This post is part of a two part series on the Military Ball.
The military ball is the annual event that every service member looks forward to. As a night full of honor, food, drinks, laughs and dancing, it is hard to see why any military member and their guest would want to miss out. However, for first-time attendees, the thought of attending such an event can seem a bit overwhelming. To help you prepare for the event, here is a list of things to expect to see at any military ball:
The evening generally begins with a cocktail hour that precedes the main event. It is a great time to mingle, meet new people and chat it up with friends and your service member’s military buddies. Having a few drinks is definitely acceptable — just remember that the night is long and to pace yourself. My personal advice is to limit the drinks you consume during the cocktail hour. In my experience, it can make for a long, rough night ahead if you don’t.

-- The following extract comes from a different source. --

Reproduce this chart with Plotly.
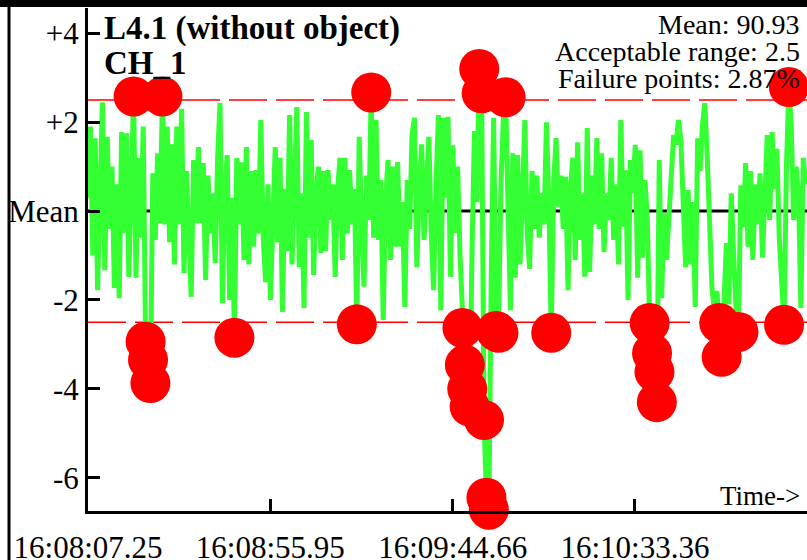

Once the cocktail hour has ended, a receiving line will form so that you may be seated for dinner. Women are always expected to be in front of men, even female service members. It is a formality that seems archaic that is really only still followed out of tradition. The announcer will head the receiving line, and you are not expected to shake his or her hand. You simply need to introduce yourself, or allow yourself to be introduced, and provide a short greeting.
If you aren’t used to place settings or which forks are for what courses, you may want to brush up on your etiquette. I have never seen anyone called out for not knowing the formal rules, but if you are like me, you may want to know what exactly is going on. The dinner at a military ball generally consists of several courses so knowledge of formal dinner setting rules, including ways in which dishes are supposed to be passed, can be a lifesaver!
The military prides itself on tradition and ceremony, so expect to see these activities scattered throughout the night. The honor guard often sets a table for POW and MIA service members and the cake is often cut with a sword. During dinner, expect to witness several presentations that will be made to honor various service members. You will also see the tributes to colors, and should ask your military member in advance what the proper protocol is for their military branch.
After the presentations conclude, the dancing will begin. Typically dancing is kicked off with more formal dances, so learning a step or two before the ball may be fun, or at least make you feel more comfortable. While things may loosen up on the dance floor as the night progresses, don’t lose sight of where you are and keep the dance moves appropriate for the occasion.
Overall, don’t be nervous. These events are full of tradition and formality, but they are supposed to be about having a good time. Don’t be too daunted by the pomp and circumstance of it all. I have always had a great time at the military ball, and I am sure I have committed a faux pas or two. Think about it as a great excuse to get dressed up and get out of the house!